Communication Strategies

By making adjustments to how you structure discussions and group work, you can create a more inclusive and equitable classroom where all students have the opportunity to participate and express their understanding. Using compassionate language when communicating with students, especially in online classes, can also foster increased and more productive student responses, especially when problems arise. Here are some ideas to consider:

Stop Talking

  • In class, allow for longer periods of silence for students to digest content and give students time to think before responding to questions. (Do not talk to fill in the silence while they are thinking or digesting - they cannot listen to you and think for themselves at the same time.)
  • Slow down the pace of class - don't expect students to give an immediate answer.
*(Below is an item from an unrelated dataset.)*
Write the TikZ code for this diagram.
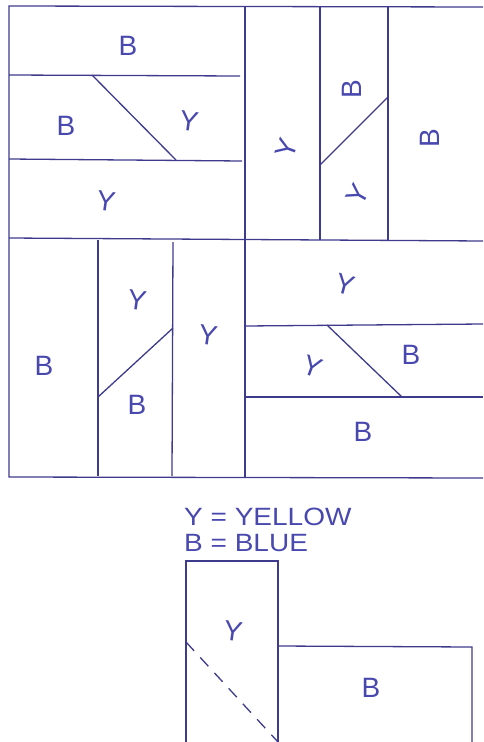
\documentclass[tikz,border=0pt]{standalone}
\usepackage{fontspec}
\setmainfont{Liberation Sans}
\definecolor{penc}{RGB}{62,58,140}
\definecolor{inkc}{RGB}{72,72,175}
\tikzset{
  pen/.style={draw=penc, line width=1.3pt},
  lab/.style={text=inkc, font=\fontsize{28}{32}\selectfont, inner sep=0pt},
  legend/.style={text=inkc, font=\fontsize{25}{26}\selectfont, inner sep=0pt, anchor=west, xscale=1.12}
}
\begin{document}
\begin{tikzpicture}[x=1pt,y=-1pt]
\useasboundingbox (0,0) rectangle (483,742);
% frame
\draw[pen] (483,7) -- (9,6) -- (9,477) -- (483,478);
\draw[pen] (9,238) -- (483,241);
\draw[pen] (245,6) -- (245,477);
% top-left block
\draw[pen] (9,75) -- (240,76);
\draw[pen] (9,159) -- (242,161);
\draw[pen] (92,75) -- (176,160);
% top-right block
\draw[pen] (320,7) -- (320,240);
\draw[pen] (388,7) -- (388,240);
\draw[pen] (320,165) -- (388,97);
% bottom-left block
\draw[pen] (98,240) -- (98,476);
\draw[pen] (173,242) -- (172,476);
\draw[pen] (98,397) -- (173,328);
% bottom-right block
\draw[pen] (245,326) -- (483,324);
\draw[pen] (245,397) -- (483,397);
\draw[pen] (327,325) -- (402,397);
% lower piece
\draw[pen] (186,742) -- (186,561) -- (278,561) -- (278,742);
\draw[pen] (278,646) -- (472,647) -- (472,742);
\draw[pen, dashed, dash pattern=on 12pt off 9pt] (186,642) -- (278,742);
% labels top-left
\node[lab] (t1) at (128,46) {B};
\node[lab] (t2) at (66,126) {B};
\node[lab, rotate=-8] (t3) at (189,121) {Y};
\node[lab, rotate=-8] (t4) at (106,201) {Y};
% labels top-right
\node[lab, rotate=70] (r1) at (287,148) {Y};
\node[lab, rotate=90] (r2) at (352,89) {B};
\node[lab, rotate=60] (r3) at (358,195) {Y};
\node[lab, rotate=90] (r4) at (430,138) {B};
% labels bottom-left
\node[lab] (l1) at (44,366) {B};
\node[lab, rotate=-8] (l2) at (137,300) {Y};
\node[lab] (l3) at (137,405) {B};
\node[lab, rotate=-8] (l4) at (208,335) {Y};
% labels bottom-right
\node[lab, rotate=-15] (b1) at (345,285) {Y};
\node[lab, rotate=-20] (b2) at (313,367) {Y};
\node[lab] (b3) at (411,355) {B};
\node[lab] (b4) at (363,432) {B};
% legend
\node[legend] (k1) at (184,517) {Y = YELLOW};
\node[legend] (k2) at (184,543) {B = BLUE};
% lower piece labels
\node[lab, rotate=-8] (p1) at (233,631) {Y};
\node[lab] (p2) at (371,688) {B};
\end{tikzpicture}
\end{document}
Allow them to reflect on content, maybe even until the next class, before discussing.

Start Talking

For students:

  • Many students learn best from their peers. Think of ways to incorporate peer-review and peer support in your classes. 
  • Consider adding group work to your course if it fits with your subject-area. CELT has a great At-a-Glance guide for best practices in group work.

For faculty:

  • Practice compassionate communication:
    • Let students know that you want to help them be successful in your class.
    • Include your contact information in any communications. Even though students can find this in other places, having it in your message makes it easy for them to respond.
    • See this template from CELT with sample language you can include in messaging to students. (limited access to UA users only)
  • Communicate with students on a regular basis, especially in asynchronous online classes where they are not meeting with you in real time.